(Source code of charts)
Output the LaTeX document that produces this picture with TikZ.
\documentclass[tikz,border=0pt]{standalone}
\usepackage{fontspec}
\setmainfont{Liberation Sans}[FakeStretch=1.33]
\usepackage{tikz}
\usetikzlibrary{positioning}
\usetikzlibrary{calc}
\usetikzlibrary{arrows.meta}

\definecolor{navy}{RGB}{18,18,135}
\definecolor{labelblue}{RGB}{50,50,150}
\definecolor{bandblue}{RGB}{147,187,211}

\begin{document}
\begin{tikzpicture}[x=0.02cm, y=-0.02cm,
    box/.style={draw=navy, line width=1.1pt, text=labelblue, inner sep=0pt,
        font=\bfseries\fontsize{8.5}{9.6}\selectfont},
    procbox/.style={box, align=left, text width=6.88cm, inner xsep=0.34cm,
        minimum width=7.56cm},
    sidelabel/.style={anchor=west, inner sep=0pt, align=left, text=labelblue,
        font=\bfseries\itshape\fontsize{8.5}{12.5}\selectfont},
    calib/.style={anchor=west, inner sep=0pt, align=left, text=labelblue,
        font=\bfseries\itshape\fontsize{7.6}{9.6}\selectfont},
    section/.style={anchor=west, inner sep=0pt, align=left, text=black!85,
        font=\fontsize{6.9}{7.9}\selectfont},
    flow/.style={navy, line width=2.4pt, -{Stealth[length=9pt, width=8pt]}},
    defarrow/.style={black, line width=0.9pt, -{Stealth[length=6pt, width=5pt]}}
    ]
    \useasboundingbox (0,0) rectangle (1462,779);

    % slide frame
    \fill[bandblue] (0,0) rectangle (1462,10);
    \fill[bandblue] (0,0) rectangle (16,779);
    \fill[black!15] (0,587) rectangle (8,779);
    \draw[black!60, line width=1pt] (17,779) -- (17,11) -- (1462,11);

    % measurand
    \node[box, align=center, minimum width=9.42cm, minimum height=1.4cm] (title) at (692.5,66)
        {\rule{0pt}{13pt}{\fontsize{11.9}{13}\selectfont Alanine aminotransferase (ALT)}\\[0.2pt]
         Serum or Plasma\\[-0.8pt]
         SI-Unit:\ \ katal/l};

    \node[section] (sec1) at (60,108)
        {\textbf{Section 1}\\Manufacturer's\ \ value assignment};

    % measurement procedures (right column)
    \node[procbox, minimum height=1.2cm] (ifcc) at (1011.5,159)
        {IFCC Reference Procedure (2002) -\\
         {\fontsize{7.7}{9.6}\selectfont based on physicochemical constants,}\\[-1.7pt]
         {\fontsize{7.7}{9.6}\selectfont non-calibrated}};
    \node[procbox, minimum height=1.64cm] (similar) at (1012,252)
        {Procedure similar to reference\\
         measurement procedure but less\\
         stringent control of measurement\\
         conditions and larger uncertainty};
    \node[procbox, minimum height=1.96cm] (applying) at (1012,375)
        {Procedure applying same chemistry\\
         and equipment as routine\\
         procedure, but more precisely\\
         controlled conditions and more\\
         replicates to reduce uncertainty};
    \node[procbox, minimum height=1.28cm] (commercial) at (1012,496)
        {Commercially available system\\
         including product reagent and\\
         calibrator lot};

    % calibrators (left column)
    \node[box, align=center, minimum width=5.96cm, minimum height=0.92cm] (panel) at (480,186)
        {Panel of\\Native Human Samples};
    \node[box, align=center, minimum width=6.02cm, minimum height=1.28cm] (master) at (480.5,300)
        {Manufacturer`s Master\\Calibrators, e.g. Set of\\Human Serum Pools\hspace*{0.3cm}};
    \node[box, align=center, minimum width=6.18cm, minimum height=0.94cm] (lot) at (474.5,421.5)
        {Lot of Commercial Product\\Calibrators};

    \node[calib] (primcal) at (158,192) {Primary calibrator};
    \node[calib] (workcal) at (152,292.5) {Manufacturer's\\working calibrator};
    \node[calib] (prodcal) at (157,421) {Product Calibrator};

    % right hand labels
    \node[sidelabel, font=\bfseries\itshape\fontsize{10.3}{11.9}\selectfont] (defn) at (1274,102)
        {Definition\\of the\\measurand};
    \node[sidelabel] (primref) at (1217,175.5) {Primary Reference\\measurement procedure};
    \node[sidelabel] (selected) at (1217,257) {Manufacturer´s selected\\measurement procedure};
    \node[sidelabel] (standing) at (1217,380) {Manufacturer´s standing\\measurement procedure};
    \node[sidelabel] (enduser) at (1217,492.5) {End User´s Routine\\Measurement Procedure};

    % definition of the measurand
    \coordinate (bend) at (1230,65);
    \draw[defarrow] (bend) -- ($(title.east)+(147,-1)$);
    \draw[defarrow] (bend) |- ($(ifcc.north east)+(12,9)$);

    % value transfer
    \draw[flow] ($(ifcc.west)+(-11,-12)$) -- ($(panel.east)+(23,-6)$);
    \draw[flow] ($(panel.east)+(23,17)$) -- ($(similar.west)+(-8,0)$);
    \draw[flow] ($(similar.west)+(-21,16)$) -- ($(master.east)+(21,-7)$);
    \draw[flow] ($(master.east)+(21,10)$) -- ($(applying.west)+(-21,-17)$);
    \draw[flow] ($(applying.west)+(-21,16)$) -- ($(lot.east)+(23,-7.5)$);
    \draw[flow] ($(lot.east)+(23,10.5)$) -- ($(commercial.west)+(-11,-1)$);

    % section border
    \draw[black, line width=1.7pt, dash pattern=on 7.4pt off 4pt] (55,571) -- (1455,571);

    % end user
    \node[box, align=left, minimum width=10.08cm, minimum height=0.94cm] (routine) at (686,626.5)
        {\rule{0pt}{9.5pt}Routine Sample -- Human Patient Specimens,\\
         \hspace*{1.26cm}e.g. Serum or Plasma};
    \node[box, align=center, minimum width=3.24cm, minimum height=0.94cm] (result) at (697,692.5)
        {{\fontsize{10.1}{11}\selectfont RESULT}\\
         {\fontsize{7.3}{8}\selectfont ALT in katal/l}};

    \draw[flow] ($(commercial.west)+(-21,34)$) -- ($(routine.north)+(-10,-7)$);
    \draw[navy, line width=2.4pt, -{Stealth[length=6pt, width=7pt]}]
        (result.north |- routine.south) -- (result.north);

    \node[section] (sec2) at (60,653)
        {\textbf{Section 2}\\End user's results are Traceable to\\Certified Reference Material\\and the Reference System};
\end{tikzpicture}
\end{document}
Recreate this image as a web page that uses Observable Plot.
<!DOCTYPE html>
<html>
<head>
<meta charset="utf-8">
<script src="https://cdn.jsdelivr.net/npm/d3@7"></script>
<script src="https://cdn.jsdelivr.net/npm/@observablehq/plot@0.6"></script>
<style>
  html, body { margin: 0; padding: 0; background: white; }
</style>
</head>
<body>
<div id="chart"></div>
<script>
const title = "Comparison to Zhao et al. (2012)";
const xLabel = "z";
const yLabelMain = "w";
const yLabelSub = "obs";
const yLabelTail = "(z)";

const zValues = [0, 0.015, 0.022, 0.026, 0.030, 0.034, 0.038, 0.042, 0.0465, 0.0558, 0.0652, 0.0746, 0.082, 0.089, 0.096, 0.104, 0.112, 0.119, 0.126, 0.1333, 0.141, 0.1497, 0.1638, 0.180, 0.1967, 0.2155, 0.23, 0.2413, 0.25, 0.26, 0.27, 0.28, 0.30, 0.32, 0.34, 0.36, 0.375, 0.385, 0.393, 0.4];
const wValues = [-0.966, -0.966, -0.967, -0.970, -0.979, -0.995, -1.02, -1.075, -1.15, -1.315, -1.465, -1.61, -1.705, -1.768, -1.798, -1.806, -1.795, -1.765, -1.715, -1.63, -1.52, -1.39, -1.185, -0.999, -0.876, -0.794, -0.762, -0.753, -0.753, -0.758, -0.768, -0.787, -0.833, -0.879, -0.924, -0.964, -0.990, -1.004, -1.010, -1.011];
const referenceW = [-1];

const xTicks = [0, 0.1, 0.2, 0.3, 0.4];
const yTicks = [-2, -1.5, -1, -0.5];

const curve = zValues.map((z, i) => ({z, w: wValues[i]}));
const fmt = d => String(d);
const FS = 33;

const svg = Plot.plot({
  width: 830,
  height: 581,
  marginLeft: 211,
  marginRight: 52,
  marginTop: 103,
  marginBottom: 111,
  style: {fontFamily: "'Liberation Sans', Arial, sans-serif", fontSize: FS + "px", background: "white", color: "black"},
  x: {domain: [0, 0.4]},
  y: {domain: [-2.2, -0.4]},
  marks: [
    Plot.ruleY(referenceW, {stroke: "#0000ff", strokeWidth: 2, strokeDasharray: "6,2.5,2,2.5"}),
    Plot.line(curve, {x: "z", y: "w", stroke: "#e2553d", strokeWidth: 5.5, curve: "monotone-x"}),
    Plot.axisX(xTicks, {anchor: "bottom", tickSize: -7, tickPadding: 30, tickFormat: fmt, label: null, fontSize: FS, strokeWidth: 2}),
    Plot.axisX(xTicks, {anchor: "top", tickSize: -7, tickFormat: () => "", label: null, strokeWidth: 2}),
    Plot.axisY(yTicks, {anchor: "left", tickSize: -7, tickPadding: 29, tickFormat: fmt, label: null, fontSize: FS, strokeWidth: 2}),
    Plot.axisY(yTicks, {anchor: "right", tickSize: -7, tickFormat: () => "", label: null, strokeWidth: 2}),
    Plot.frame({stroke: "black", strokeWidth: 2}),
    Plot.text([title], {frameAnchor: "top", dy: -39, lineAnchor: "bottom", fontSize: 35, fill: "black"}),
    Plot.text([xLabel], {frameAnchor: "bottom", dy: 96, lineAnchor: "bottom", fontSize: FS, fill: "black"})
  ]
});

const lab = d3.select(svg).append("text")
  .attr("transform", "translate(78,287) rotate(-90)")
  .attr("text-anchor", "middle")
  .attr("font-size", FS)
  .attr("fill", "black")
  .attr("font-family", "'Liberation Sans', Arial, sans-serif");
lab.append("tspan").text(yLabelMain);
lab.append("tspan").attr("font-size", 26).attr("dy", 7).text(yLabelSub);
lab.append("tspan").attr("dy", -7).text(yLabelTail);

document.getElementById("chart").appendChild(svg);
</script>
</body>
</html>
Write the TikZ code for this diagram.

» **Objective**
Select, from the listing, all lines that include the word "this".

» **Full solution**
Output the LaTeX document that produces this picture with TikZ.
Recreate this image as a web page that uses Observable Plot.
Write the TikZ code for this diagram.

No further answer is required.